In the absence of comprehensive legislative frameworks, the need for innovative solutions becomes increasingly evident. These include establishing capable and well-resourced institutional mechanisms able to deliver rapid and context sensitive responses to nationally relevant digital content, as well as developing specialized platforms to receive and respond to reports of digital extortion, such as the Ameen platform in Iraq. At the same time, integrating digital violence within domestic violence protection laws remains a critical alternative worthy of serious consideration and advocacy, particularly given that national efforts have yet to succeed in enacting a comprehensive law on protection from domestic violence.

With the commencement of the newly elected Council of Representatives following the 11 November 2025 elections, renewed momentum may emerge to advance this agenda. However, meaningful progress will depend on pairing legal reform with sustained awareness raising initiatives that promote social and behavioral change as a fundamental prerequisite for the effectiveness of any legal framework.

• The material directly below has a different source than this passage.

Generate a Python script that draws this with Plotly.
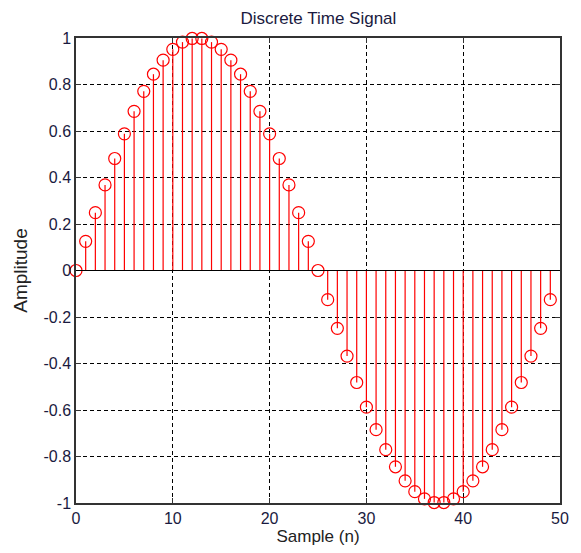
import plotly.graph_objects as go

# Sample indices and amplitudes of one period of the discrete signal
n = list(range(50))
amplitude = [
    0.0, 0.1253, 0.2487, 0.3681, 0.4818, 0.5878, 0.6845, 0.7705, 0.8443, 0.9048,
    0.9511, 0.9823, 0.9980, 0.9980, 0.9823, 0.9511, 0.9048, 0.8443, 0.7705, 0.6845,
    0.5878, 0.4818, 0.3681, 0.2487, 0.1253, 0.0, -0.1253, -0.2487, -0.3681, -0.4818,
    -0.5878, -0.6845, -0.7705, -0.8443, -0.9048, -0.9511, -0.9823, -0.9980, -0.9980, -0.9823,
    -0.9511, -0.9048, -0.8443, -0.7705, -0.6845, -0.5878, -0.4818, -0.3681, -0.2487, -0.1253,
]
x_ticks = [0, 10, 20, 30, 40, 50]
y_ticks = [-1, -0.8, -0.6, -0.4, -0.2, 0, 0.2, 0.4, 0.6, 0.8, 1]
y_tick_text = ["-1", "-0.8", "-0.6", "-0.4", "-0.2", "0", "0.2", "0.4", "0.6", "0.8", "1"]

RED = "#ff0000"
FONT = "Liberation Sans, Arial, sans-serif"
TEXT_COLOR = "#1a1a40"

# Stems: vertical segments from the baseline to each sample
stem_x, stem_y = [], []
for xi, yi in zip(n, amplitude):
    stem_x += [xi, xi, None]
    stem_y += [0, yi, None]

fig = go.Figure()
fig.add_trace(go.Scatter(
    x=stem_x, y=stem_y, mode="lines",
    line=dict(color=RED, width=1.2), hoverinfo="skip", showlegend=False,
))
fig.add_trace(go.Scatter(
    x=n, y=amplitude, mode="markers",
    marker=dict(symbol="circle-open", size=12, color=RED, line=dict(width=1.2, color=RED)),
    showlegend=False, cliponaxis=False,
))

# Baseline at zero across the full axis width
fig.add_shape(type="line", xref="x domain", yref="y", x0=0, x1=1, y0=0, y1=0,
              line=dict(color="black", width=1), layer="above")

axis_common = dict(
    showline=True, linecolor="#333333", linewidth=1.5, mirror="ticks",
    ticks="inside", ticklen=5, tickcolor="#333333",
    showgrid=True, gridcolor="black", gridwidth=1, griddash="4px,3px",
    zeroline=False,
    tickfont=dict(family=FONT, size=16, color=TEXT_COLOR),
)

fig.update_layout(
    width=581, height=553,
    margin=dict(l=76, r=16, t=38, b=50),
    paper_bgcolor="white", plot_bgcolor="white",
    font=dict(family=FONT, color="#222222"),
    title=dict(text="Discrete Time Signal", x=0.548, xanchor="center", y=0.967, yanchor="middle",
               font=dict(family=FONT, size=17, color=TEXT_COLOR)),
    xaxis=dict(range=[0, 50], tickvals=x_ticks,
               title=dict(text="Sample (n)", font=dict(family=FONT, size=17, color="#222222"), standoff=2),
               **axis_common),
    yaxis=dict(range=[-1, 1], tickvals=y_ticks, ticktext=y_tick_text,
               title=dict(text="Amplitude", font=dict(family=FONT, size=19, color="#222222"), standoff=11),
               **axis_common),
)

fig.write_html("out.html")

In parallel, regional and international frameworks provide valuable entry points to strengthen responses to violence against women in the region. These include the Arab Convention on Combating Information Technology Crimes, the Arab Declaration on Combating All Forms of Violence against Women and Girls, and the Regional Executive Plan for the Protection of Arab Women in the Areas of Peace and Security 2015 to 2030, alongside other relevant instruments that can be leveraged to develop more comprehensive, responsive, and future oriented approaches to the growing challenges posed by the digital environment.

Illustration of a woman in a red hijab at a laptop with negative online comments.